Well if you take a ball in the middle, say it is $$k$$, then for the first one you have $$k-1$$ choises and for the third $$10-k$$ choises. So we have $$1\cdot 8 + 2\cdot 7 + 3\cdot 6 + 4\cdot 5 + 5\cdot 4 +6\cdot 3 + 7\cdot 2+8\cdot 1 =$$ $$= 2\cdot ( 1\cdot 8 + 2\cdot 7 + 3\cdot 6 + 4\cdot 5 )$$

$$= 2\cdot ( 8 + 14 + 18 + 20 )= 120$$

• Thanks a lot. I was trying to consider such cases, but the mistake I was doing was that I was trying to consider a ball from the first and last boxes. It didn't strike me to consider a ball from the middle box. – Arka Seth Mar 22 at 20:41
• Ah extremely sorry for that.
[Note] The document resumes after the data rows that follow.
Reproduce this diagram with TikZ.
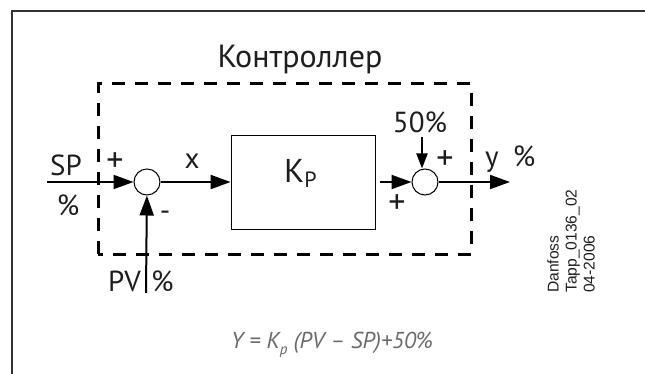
\documentclass[tikz,border=0pt]{standalone}
\usepackage{fontspec}
\setmainfont{PT Sans}
\newfontfamily\arialfont{Liberation Sans}
\usetikzlibrary{arrows.meta}
\definecolor{txt}{HTML}{1E1E1E}
\definecolor{frm}{HTML}{333333}
\definecolor{fml}{HTML}{6A6A6A}
\begin{document}
\begin{tikzpicture}[x=1pt,y=-1pt,
  lbl/.style={inner sep=0pt,text=txt,font=\fontsize{29}{32}\selectfont},
  sgn/.style={inner sep=0pt,text=txt,font=\fontsize{34}{36}\selectfont},
  sumnode/.style={circle,draw=black,line width=1pt,minimum size=26pt,inner sep=0pt,fill=white},
  kbox/.style={draw=black,line width=0.8pt,minimum width=144pt,minimum height=94pt,inner sep=0pt},
  sig/.style={line width=2pt,-{Triangle[length=20pt,width=14pt]}},
  sigv/.style={line width=2pt,-{Triangle[length=15pt,width=11pt]}},
  ctrlbox/.style={line width=3pt,dash pattern=on 13pt off 10pt}]
\useasboundingbox (0,0) rectangle (645,374);
% outer frame
\draw[frm,line width=1.2pt] (12,374) -- (12,11) -- (645,11);
% title
\node[lbl,font=\fontsize{32}{36}\selectfont,anchor=base] (title) at (300,68) {Контроллер};
% dashed controller box
\draw[ctrlbox] (98,254) -- (98,84) -- (471,84) -- (471,254) -- cycle;
% blocks
\node[sumnode] (s1) at (147,182) {};
\node[kbox] (k) at (303,182) {};
\node[sumnode] (s2) at (425,182) {};
\node[inner sep=0pt,text=txt,anchor=base west] (kp) at (284,183)
  {\fontsize{33}{33}\selectfont K\raisebox{-5pt}{\fontsize{22}{22}\selectfont P}};
% inputs / outputs
\coordinate (spin) at (47,182);
\coordinate (pvin) at (146,293);
\coordinate (kout) at (380,182);
\coordinate (yout) at (510,182);
\node[lbl,anchor=base] (fifty) at (420,133) {50\%};
\coordinate (fiftyin) at (422,137);
\draw[sig] (spin) -- (s1);
\draw[sig] (s1) -- (k);
\draw[sig] (pvin) -- (s1);
\draw[sig] (kout) -- (s2);
\draw[sigv] (fiftyin) -- (s2.north -| fiftyin);
\draw[sig] (s2) -- (yout);
% labels
\node[lbl,anchor=base] (sp) at (66,176) {SP};
\node[lbl] (sppct) at (68,205) {\%};
\node[sgn] (plus1) at (115,162) {+};
\node[lbl] (minus1) at (165,216) {-};
\node[lbl] (xl) at (192,161) {x};
\node[lbl,anchor=base east] (pv) at (141,291) {PV};
\node[lbl,anchor=base west] (pvpct) at (151,291) {\%};
\node[sgn] (plus2) at (397,204) {+};
\node[sgn] (plus3) at (445,160) {+};
\node[lbl,anchor=base] (yl) at (492,167) {y};
\node[lbl] (ypct) at (524,156) {\%};
% stamp
\node[inner sep=0pt,rotate=90,anchor=west,align=left,text=txt,
  font=\arialfont\fontsize{15.6}{18}\selectfont] (stamp) at (571,293)
  {Danfoss\\Tapp\_0136\_02\\04-2006};
% formula
\node[inner sep=0pt,anchor=base,text=fml,font=\itshape\fontsize{23}{26}\selectfont] (formula) at (332,348)
  {Y = K\raisebox{-6pt}{\fontsize{15}{15}\selectfont p} (PV – SP)+50\%};
\end{tikzpicture}
\end{document}
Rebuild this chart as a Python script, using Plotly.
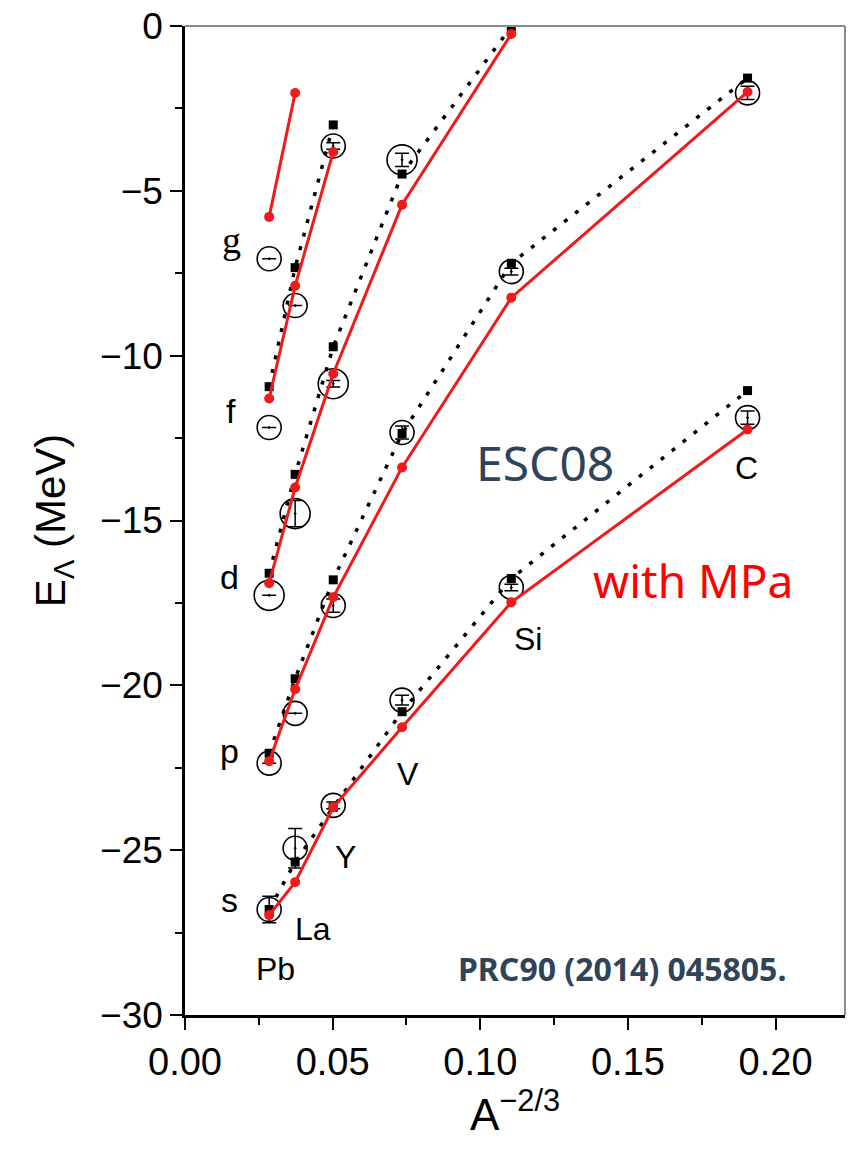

It is 2:45am here right now and in the midst of prepping for my sleep I'd forgotten about it. – Arka Seth Mar 22 at 21:12
• No worry, thank you, have a nice sleep – Aqua Mar 22 at 21:12

The number of ways to select the three balls is the same as the number of strictly ascending subsequences of length 3 taken from 1, 2, 3, ..., 10, which is the same as the number of subsets of size 3 taken from $$\{1,2,3,\dots,10\}$$, which is $$\binom{10}{3} = 120$$